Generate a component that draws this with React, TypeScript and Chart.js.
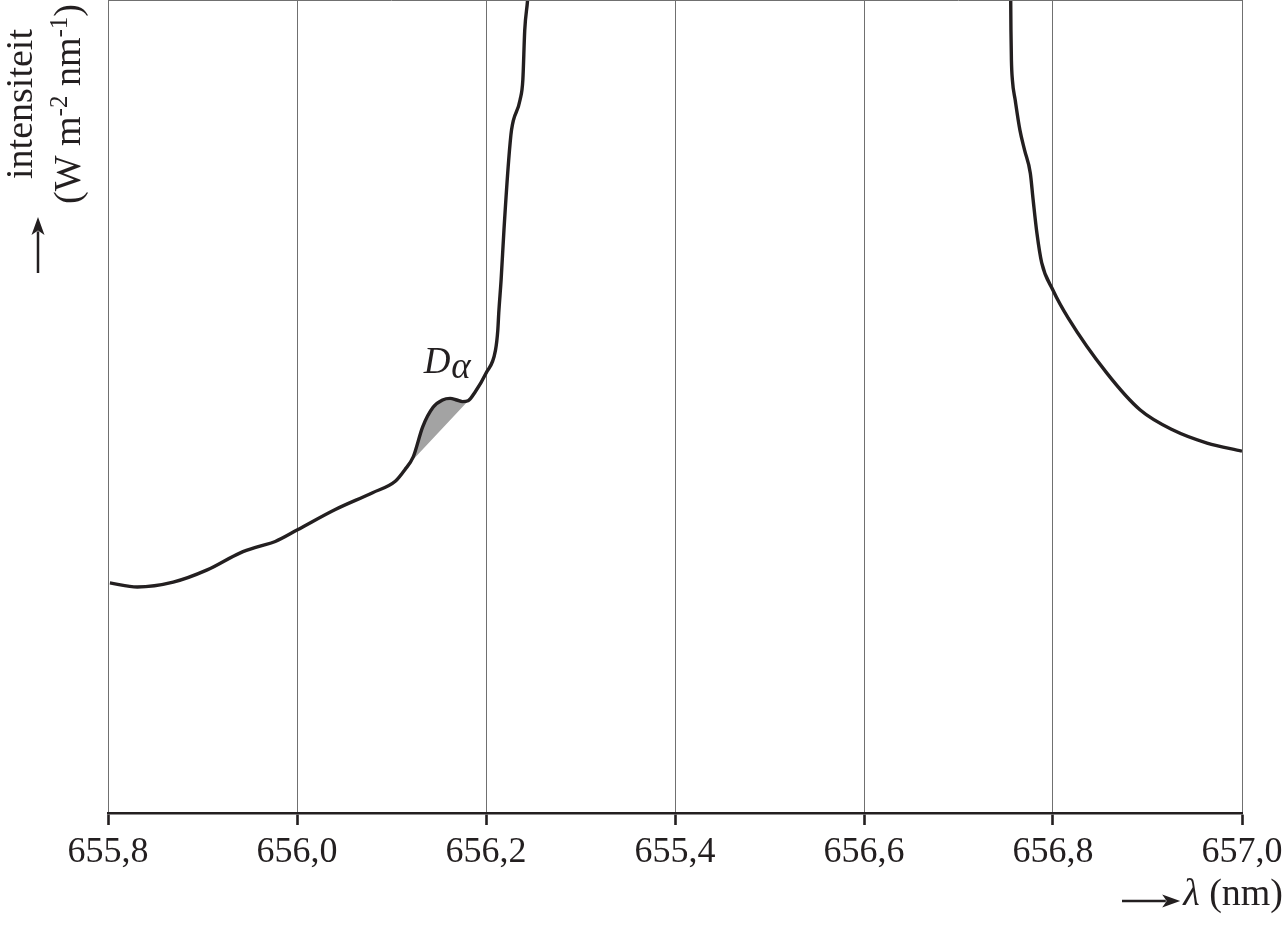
import React, { useEffect, useRef } from "react";
import { Chart, registerables } from "chart.js";

Chart.register(...registerables);

// Wavelength (nm) and intensity (arbitrary units, 0-100 scale)
const LEFT_WAVELENGTH = [
  655.802, 655.831, 655.869, 655.905, 655.94, 655.96, 655.977, 656.0,
  656.04, 656.08, 656.104, 656.114, 656.123, 656.133, 656.144, 656.154, 656.162,
  656.169, 656.175, 656.181, 656.188, 656.2, 656.21, 656.2125, 656.2135, 656.216,
  656.219, 656.224, 656.227, 656.236, 656.239, 656.241, 656.244, 656.246,
];
const LEFT_INTENSITY = [
  28.3, 27.8, 28.4, 29.9, 32.0, 32.8, 33.4, 34.8,
  37.3, 39.4, 40.8, 42.2, 43.8, 47.5, 49.9, 50.8, 51.0,
  50.8, 50.6, 50.7, 51.7, 54.1, 56.9, 59.4, 61.5, 65.6,
  71.7, 80.3, 84.0, 87.7, 90.2, 96.3, 100.0, 103.7,
];
const RIGHT_WAVELENGTH = [
  656.755, 656.7555, 656.756, 656.757, 656.76, 656.765, 656.77, 656.776, 656.779,
  656.783, 656.788, 656.8, 656.816, 656.857, 656.892, 656.927, 656.963, 657.0,
];
const RIGHT_INTENSITY = [
  103.7, 96.3, 92.6, 90.2, 87.7, 84.0, 81.5, 78.7, 75.4,
  71.3, 67.7, 64.3, 60.9, 54.1, 49.6, 47.1, 45.5, 44.5,
];
// D-alpha absorption bump and its chord (shaded area)
const BUMP_WAVELENGTH = [656.119, 656.123, 656.133, 656.144, 656.154, 656.162, 656.169, 656.175, 656.182];
const BUMP_INTENSITY = [43.0, 43.8, 47.5, 49.9, 50.8, 51.0, 50.8, 50.6, 50.8];
const CHORD_WAVELENGTH = [656.119, 656.182];
const CHORD_INTENSITY = [43.0, 50.8];

const TICK_VALUES = [655.8, 656.0, 656.2, 656.4, 656.6, 656.8, 657.0];
const TICK_LABELS = ["655,8", "656,0", "656,2", "655,4", "656,6", "656,8", "657,0"];

const X_MIN = 655.8;
const X_MAX = 657.0;
const Y_MIN = 0;
const Y_MAX = 100;

const DALPHA_X = 656.134;
const DALPHA_Y = 54.1;

const INK = "#231f20";
const FONT = "'Liberation Serif', 'Times New Roman', serif";

const toPts = (xs: number[], ys: number[]) => xs.map((x, i) => ({ x, y: ys[i] }));

function arrow(ctx: CanvasRenderingContext2D, x1: number, y1: number, x2: number, y2: number) {
  const ang = Math.atan2(y2 - y1, x2 - x1);
  const headLen = 18;
  const headW = 6.5;
  ctx.save();
  ctx.strokeStyle = INK;
  ctx.fillStyle = INK;
  ctx.lineWidth = 2.5;
  ctx.beginPath();
  ctx.moveTo(x1, y1);
  ctx.lineTo(x2 - Math.cos(ang) * headLen * 0.8, y2 - Math.sin(ang) * headLen * 0.8);
  ctx.stroke();
  ctx.translate(x2, y2);
  ctx.rotate(ang);
  ctx.beginPath();
  ctx.moveTo(0, 0);
  ctx.lineTo(-headLen, -headW);
  ctx.lineTo(-headLen * 0.75, 0);
  ctx.lineTo(-headLen, headW);
  ctx.closePath();
  ctx.fill();
  ctx.restore();
}

const annotations = {
  id: "annotations",
  afterDraw(chart: any) {
    const ctx: CanvasRenderingContext2D = chart.ctx;
    const { chartArea, scales } = chart;
    ctx.save();
    // top border
    ctx.strokeStyle = "#707070";
    ctx.lineWidth = 1;
    ctx.beginPath();
    ctx.moveTo(chartArea.left, chartArea.top + 0.5);
    ctx.lineTo(chartArea.right, chartArea.top + 0.5);
    ctx.stroke();

    ctx.fillStyle = INK;
    // D alpha label
    const dx = scales.x.getPixelForValue(DALPHA_X);
    const dy = scales.y.getPixelForValue(DALPHA_Y);
    ctx.font = `italic 37px ${FONT}`;
    ctx.textAlign = "left";
    ctx.textBaseline = "alphabetic";
    ctx.fillText("D", dx, dy);
    const dw = ctx.measureText("D").width;
    ctx.fillText("\u03b1", dx + dw + 1, dy + 5);

    // x title
    ctx.font = `38px ${FONT}`;
    ctx.textAlign = "right";
    const rest = " (nm)";
    ctx.fillText(rest, 1283, 905);
    const rw = ctx.measureText(rest).width;
    ctx.font = `italic 38px ${FONT}`;
    ctx.fillText("\u03bb", 1283 - rw, 905);
    const lw = ctx.measureText("\u03bb").width;
    arrow(ctx, 1122, 901, 1283 - rw - lw - 3, 901);

    // y title (rotated)
    ctx.save();
    ctx.translate(32, 104);
    ctx.rotate(-Math.PI / 2);
    ctx.font = `38px ${FONT}`;
    ctx.textAlign = "center";
    ctx.fillText("intensiteit", 0, 0);
    ctx.restore();

    ctx.save();
    ctx.translate(80, 104);
    ctx.rotate(-Math.PI / 2);
    const parts: [string, boolean][] = [
      ["(W m", false],
      ["-2", true],
      [" nm", false],
      ["-1", true],
      [")", false],
    ];
    const big = `38px ${FONT}`;
    const small = `25px ${FONT}`;
    let total = 0;
    for (const [t, sup] of parts) {
      ctx.font = sup ? small : big;
      total += ctx.measureText(t).width;
    }
    let cx = -total / 2;
    ctx.textAlign = "left";
    for (const [t, sup] of parts) {
      ctx.font = sup ? small : big;
      ctx.fillText(t, cx, sup ? -13 : 0);
      cx += ctx.measureText(t).width;
    }
    ctx.restore();

    arrow(ctx, 38, 273, 38, 217);
    ctx.restore();
  },
};

export default function App() {
  const ref = useRef<HTMLCanvasElement | null>(null);
  useEffect(() => {
    if (!ref.current) return;
    const lineBase = {
      showLine: true,
      pointRadius: 0,
      cubicInterpolationMode: "monotone",
    };
    const chart = new Chart(ref.current, {
      type: "scatter",
      data: {
        datasets: [
          {
            ...lineBase,
            data: toPts(LEFT_WAVELENGTH, LEFT_INTENSITY),
            borderColor: INK,
            borderWidth: 3.4,
            fill: false,
          },
          {
            ...lineBase,
            data: toPts(RIGHT_WAVELENGTH, RIGHT_INTENSITY),
            borderColor: INK,
            borderWidth: 3.4,
            fill: false,
          },
          {
            showLine: true,
            pointRadius: 0,
            tension: 0,
            data: toPts(CHORD_WAVELENGTH, CHORD_INTENSITY),
            borderWidth: 0,
            borderColor: "rgba(0,0,0,0)",
            fill: false,
          },
          {
            ...lineBase,
            data: toPts(BUMP_WAVELENGTH, BUMP_INTENSITY),
            borderWidth: 0,
            borderColor: "rgba(0,0,0,0)",
            backgroundColor: "#a3a3a3",
            fill: 2,
          },
        ],
      } as any,
      options: {
        responsive: false,
        animation: false,
        devicePixelRatio: 1,
        layout: { padding: { left: 108, right: 42, top: 0, bottom: 0 } },
        plugins: {
          legend: { display: false },
          tooltip: { enabled: false },
        },
        scales: {
          x: {
            type: "linear",
            min: X_MIN,
            max: X_MAX,
            afterBuildTicks: (scale: any) => {
              scale.ticks = TICK_VALUES.map((v) => ({ value: v }));
            },
            afterFit: (scale: any) => {
              scale.height = 112;
              scale.paddingLeft = 0;
              scale.paddingRight = 0;
            },
            ticks: {
              autoSkip: false,
              maxRotation: 0,
              padding: 6,
              color: INK,
              font: { family: FONT, size: 36 },
              callback: (_v: any, i: number) => TICK_LABELS[i],
            },
            grid: {
              color: "#707070",
              lineWidth: 1,
              tickColor: INK,
              tickWidth: 2.6,
              tickLength: 12,
            },
            border: { display: true, color: INK, width: 2.6 },
          },
          y: {
            type: "linear",
            min: Y_MIN,
            max: Y_MAX,
            display: false,
          },
        },
      } as any,
      plugins: [annotations],
    });
    return () => chart.destroy();
  }, []);
  return (
    <div style={{ position: "absolute", left: 0, top: 0, width: 1284, height: 925, background: "#fff" }}>
      <canvas ref={ref} width={1284} height={925} />
    </div>
  );
}
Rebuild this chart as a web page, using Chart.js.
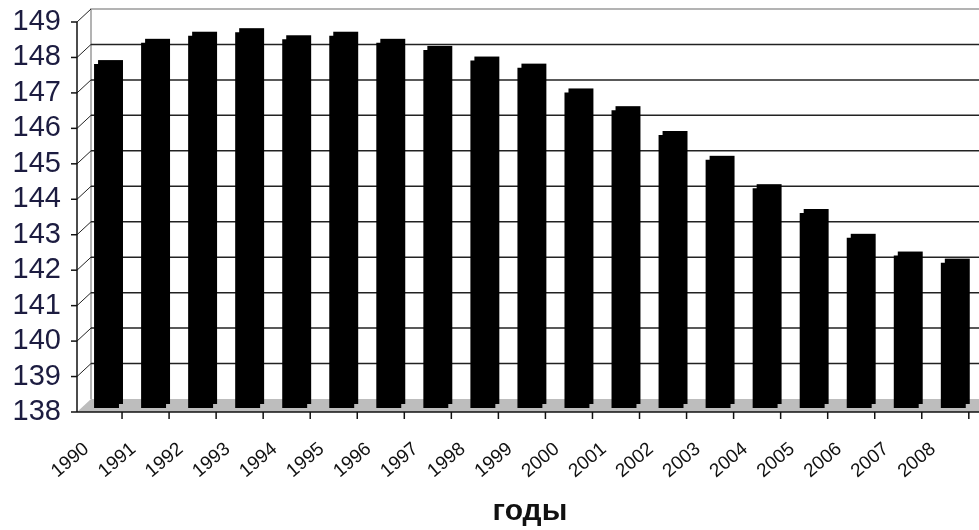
|---|
_PROBLEM DETAILS_. Please extract exactly the lines of the data, from the first through the line containing "Chart.register(...registerables);", and add no pictures to the copy.

_IN RESPONSE_.
Generate a component that draws this with React, TypeScript and Chart.js.
import React, { useEffect, useRef } from "react";
import { Chart, registerables } from "chart.js";

Chart.register(...registerables);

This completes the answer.